• Exercise goal:
In the entries below, print exactly the lines from the first through the one with "451, 473, 522, 585, 636]", both included, and none of the pictures.

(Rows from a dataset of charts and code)
────
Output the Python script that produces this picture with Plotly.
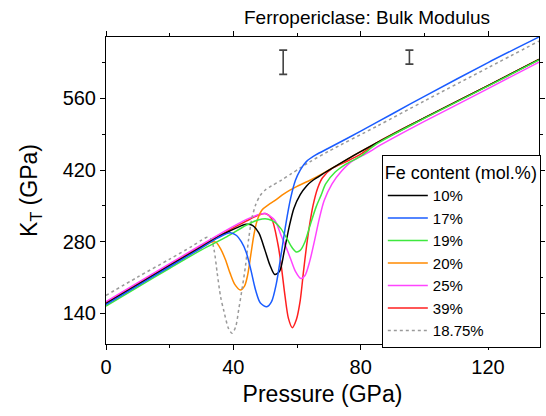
import plotly.graph_objects as go

# ---- data ----
P_10 = [0, 10, 20, 30, 37, 41, 44, 46, 48, 50, 51.5, 53, 54.5, 56, 57.5, 59, 61, 63, 65, 68, 72, 78, 85, 100, 120, 136]
K_10 = [159, 196, 233, 270, 295, 307, 314, 312, 297, 262, 234, 216, 222, 262, 308, 345, 372, 389, 400, 412, 427, 449, 473, 522, 585, 636]

P_17 = [0, 10, 20, 30, 35, 39, 41, 42.5, 44, 45.5, 47, 48.5, 50.5, 52, 53.5, 55, 56.5, 58, 59.5, 61, 63, 66, 70, 80, 90, 100, 120, 136]
K_17 = [157, 194, 231, 268, 287, 297.5, 292, 280, 260, 225, 185, 160, 153, 163, 198, 255, 315, 365, 400, 420, 437, 450, 463, 496, 530, 564, 630, 680]

P_19 = [0, 10, 20, 30, 38, 44, 48, 51, 53, 55, 57, 58.5, 59.8, 61, 62.5, 64, 66, 67.5, 69, 72, 75, 80, 85, 100, 120, 136]
K_19 = [154, 191, 228, 264, 290, 312, 323, 324, 318, 305, 284, 268, 260, 263, 280, 310, 348, 370, 393, 416, 430, 447, 471, 521, 584, 635]

P_20 = [0, 10, 20, 30, 33, 34.5, 36, 37.5, 39, 40.5, 42.2, 43.5, 44.5, 45.5, 46.5, 47.5, 49, 51, 53, 56, 60, 64.4, 68, 72, 78, 85, 100, 120, 136]
K_20 = [158, 195, 232, 268, 279, 279, 266, 245, 218, 196, 185.5, 193, 215, 255, 295, 322, 342, 352, 360, 374, 388, 401, 413, 427, 449, 473, 522, 585, 636]

P_25 = [0, 10, 20, 30, 38, 44, 48, 50, 53, 55, 56.5, 58, 59.5, 61.2, 62.5, 64, 65.5, 67, 68.5, 71, 74, 77, 82, 86, 100, 120, 136]
K_25 = [163, 200, 237, 274, 303, 323, 333, 335, 322, 292, 270, 246, 222, 208, 214, 242, 282, 325, 360, 393, 418, 436, 453, 468, 515, 579, 631]

P_39 = [0, 10, 20, 30, 38, 44, 48, 50, 52, 54, 55, 56.2, 57.3, 58.5, 59.8, 61, 62, 63, 64, 65, 66.5, 68, 71, 75, 80, 85, 100, 120, 136]
K_39 = [161, 198, 235, 272, 300, 320, 332, 335, 325, 275, 235, 175, 130, 112, 128, 165, 220, 272, 315, 350, 385, 405, 423, 435, 451, 473, 522, 585, 636]

P_1875 = [0, 10, 20, 27, 30, 31.8, 33, 34, 34.9, 36, 37, 38.5, 39.6, 40.7, 41.7, 42.8, 43.8, 44.8, 45.8, 47, 48.4, 50, 52, 55, 58, 61, 64, 70, 85.2, 100, 120, 136]
K_1875 = [175, 211, 246, 271, 283, 288.5, 285, 262, 220, 172, 145, 110, 101, 113, 148, 190, 232, 285, 325, 352, 370, 381, 389, 400, 412, 424, 436, 457, 506, 555, 620, 672]

# name, P, K, colour, dash, legend rank
series = [
    ("10%", P_10, K_10, "#000000", "solid", 1),
    ("17%", P_17, K_17, "#1a5cff", "solid", 2),
    ("19%", P_19, K_19, "#3ee83e", "solid", 3),
    ("20%", P_20, K_20, "#ff8a00", "solid", 4),
    ("25%", P_25, K_25, "#ff44ff", "solid", 5),
    ("39%", P_39, K_39, "#ff1f1f", "solid", 6),
    ("18.75%", P_1875, K_1875, "#9a9a9a", "3px,3px", 7),
]
draw_order = ["39%", "25%", "20%", "18.75%", "10%", "19%", "17%"]

err_P = [55.65, 95.3]
err_K = [630.7, 640.7]
err_half = [23.7, 13.7]

FONT = "Liberation Sans, Arial, sans-serif"

lookup = {s[0]: s for s in series}
fig = go.Figure()
for nm in draw_order:
    name, px, ky, col, dash, rank = lookup[nm]
    fig.add_trace(go.Scatter(
        x=px, y=ky, name=name, mode="lines", legendrank=rank,
        line=dict(color=col, width=1.5, dash=dash, shape="spline", smoothing=0.8),
    ))

fig.add_trace(go.Scatter(
    x=err_P, y=err_K, mode="markers", showlegend=False, hoverinfo="skip",
    marker=dict(size=1, color="rgba(0,0,0,0)"),
    error_y=dict(type="data", array=err_half, visible=True, color="#444444", thickness=1.6, width=4),
))

axis_common = dict(
    showline=True, linecolor="black", linewidth=1, mirror="ticks",
    ticks="outside", ticklen=5, tickwidth=1, tickcolor="black",
    showgrid=False, zeroline=False,
    tickfont=dict(family=FONT, size=20, color="black"),
)

fig.update_xaxes(
    range=[0, 136], tick0=0, dtick=40,
    minor=dict(ticks="outside", ticklen=3, dtick=20, tickcolor="black", showgrid=False),
    title=dict(text="Pressure (GPa)", font=dict(family=FONT, size=23, color="black"), standoff=8),
    **axis_common,
)
fig.update_yaxes(
    range=[80, 680], tick0=0, dtick=140,
    minor=dict(ticks="outside", ticklen=3, dtick=70, tickcolor="black", showgrid=False),
    title=dict(text="K<sub>T</sub> (GPa)", font=dict(family=FONT, size=23, color="black"), standoff=18),
    **axis_common,
)

fig.update_layout(
    width=546, height=416,
    margin=dict(l=106, r=1, t=37, b=72),
    paper_bgcolor="white", plot_bgcolor="white",
    font=dict(family=FONT, color="black"),
    title=dict(text="Ferropericlase: Bulk Modulus", font=dict(family=FONT, size=19, color="black"),
               x=367/546, xanchor="center", y=1-17/416, yanchor="middle", xref="container", yref="container"),
    legend=dict(
        title=dict(text="Fe content (mol.%)", font=dict(family=FONT, size=18, color="black")),
        font=dict(family=FONT, size=15, color="black"),
        x=0.637, y=0.616, xanchor="left", yanchor="top",
        bgcolor="white", bordercolor="black", borderwidth=1,
        tracegroupgap=0, itemwidth=40,
    ),
    showlegend=True,
)

fig.write_html("out.html")
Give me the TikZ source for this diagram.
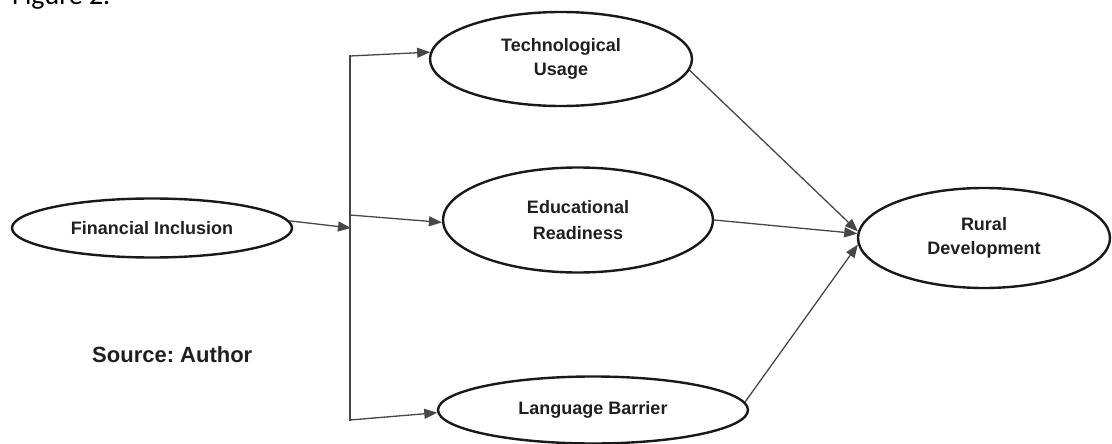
\documentclass[tikz,border=0pt]{standalone}
\usepackage{fontspec}
\setmainfont{Liberation Sans}
\newfontfamily\captionfont{Carlito}
\usetikzlibrary{shapes.geometric,arrows.meta}
\frenchspacing
\begin{document}
\begin{tikzpicture}[x=1pt,y=-1pt,
  construct/.style={ellipse,draw=black!90,line width=2.4pt,inner sep=0pt,
    align=center,font=\fontsize{18}{24}\selectfont\bfseries,text=black!88},
  link/.style={draw=black!72,line width=1.3pt,
    -{Triangle[length=13pt,width=10pt]}},
  trunk/.style={draw=black!72,line width=1.3pt,line cap=rect}]
\useasboundingbox (0,0) rectangle (1112,444);
\clip (0,0) rectangle (1112,444);

% caption line, cut by the top edge of the page
\node[anchor=base west,inner sep=0pt,font=\captionfont\fontsize{28}{34}\selectfont]
  (fig) at (12,5) {Figure 2.};

% constructs
\node[construct,minimum width=280pt,minimum height=59pt]  (fin)   at (152,228) {Financial Inclusion};
\node[construct,minimum width=262pt,minimum height=94pt]  (tech)  at (561,59)  {Technological\\Usage};
\node[construct,minimum width=270pt,minimum height=105pt,
      font=\fontsize{18}{26}\selectfont\bfseries]          (edu)   at (578,220) {Educational\\Readiness};
\node[construct,minimum width=310pt,minimum height=67pt]  (lang)  at (593,410) {Language Barrier};
\node[construct,minimum width=252pt,minimum height=100pt] (rural) at (984,238) {Rural\\Development};

\node[anchor=base west,inner sep=0pt,font=\fontsize{22}{26}\selectfont\bfseries,text=black!88]
  (src) at (92,362) {Source: Author};

% distribution bar
\coordinate (vt) at (350,56);
\coordinate (vm) at (350,215);
\coordinate (vb) at (350,420);
\coordinate (j)  at (351,228);

\draw[trunk] (vt) -- (vb);
\draw[link] (fin.3) -- (j);
\draw[link] (vt) -- (tech.177);
\draw[link] (vm) -- (edu.181);
\draw[link] (vb) -- (lang.181);

% paths into rural development
\draw[link] (tech.-5) -- (rural.177);
\draw[link] (edu.east) -- (rural.178.6);
\draw[link] (lang.3) -- (rural.183);
\end{tikzpicture}
\end{document}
────
• The reply:
Output the Python script that produces this picture with Plotly.
import plotly.graph_objects as go

# ---- data ----
P_10 = [0, 10, 20, 30, 37, 41, 44, 46, 48, 50, 51.5, 53, 54.5, 56, 57.5, 59, 61, 63, 65, 68, 72, 78, 85, 100, 120, 136]
K_10 = [159, 196, 233, 270, 295, 307, 314, 312, 297, 262, 234, 216, 222, 262, 308, 345, 372, 389, 400, 412, 427, 449, 473, 522, 585, 636]

P_17 = [0, 10, 20, 30, 35, 39, 41, 42.5, 44, 45.5, 47, 48.5, 50.5, 52, 53.5, 55, 56.5, 58, 59.5, 61, 63, 66, 70, 80, 90, 100, 120, 136]
K_17 = [157, 194, 231, 268, 287, 297.5, 292, 280, 260, 225, 185, 160, 153, 163, 198, 255, 315, 365, 400, 420, 437, 450, 463, 496, 530, 564, 630, 680]

P_19 = [0, 10, 20, 30, 38, 44, 48, 51, 53, 55, 57, 58.5, 59.8, 61, 62.5, 64, 66, 67.5, 69, 72, 75, 80, 85, 100, 120, 136]
K_19 = [154, 191, 228, 264, 290, 312, 323, 324, 318, 305, 284, 268, 260, 263, 280, 310, 348, 370, 393, 416, 430, 447, 471, 521, 584, 635]

P_20 = [0, 10, 20, 30, 33, 34.5, 36, 37.5, 39, 40.5, 42.2, 43.5, 44.5, 45.5, 46.5, 47.5, 49, 51, 53, 56, 60, 64.4, 68, 72, 78, 85, 100, 120, 136]
K_20 = [158, 195, 232, 268, 279, 279, 266, 245, 218, 196, 185.5, 193, 215, 255, 295, 322, 342, 352, 360, 374, 388, 401, 413, 427, 449, 473, 522, 585, 636]

P_25 = [0, 10, 20, 30, 38, 44, 48, 50, 53, 55, 56.5, 58, 59.5, 61.2, 62.5, 64, 65.5, 67, 68.5, 71, 74, 77, 82, 86, 100, 120, 136]
K_25 = [163, 200, 237, 274, 303, 323, 333, 335, 322, 292, 270, 246, 222, 208, 214, 242, 282, 325, 360, 393, 418, 436, 453, 468, 515, 579, 631]

P_39 = [0, 10, 20, 30, 38, 44, 48, 50, 52, 54, 55, 56.2, 57.3, 58.5, 59.8, 61, 62, 63, 64, 65, 66.5, 68, 71, 75, 80, 85, 100, 120, 136]
K_39 = [161, 198, 235, 272, 300, 320, 332, 335, 325, 275, 235, 175, 130, 112, 128, 165, 220, 272, 315, 350, 385, 405, 423, 435, 451, 473, 522, 585, 636]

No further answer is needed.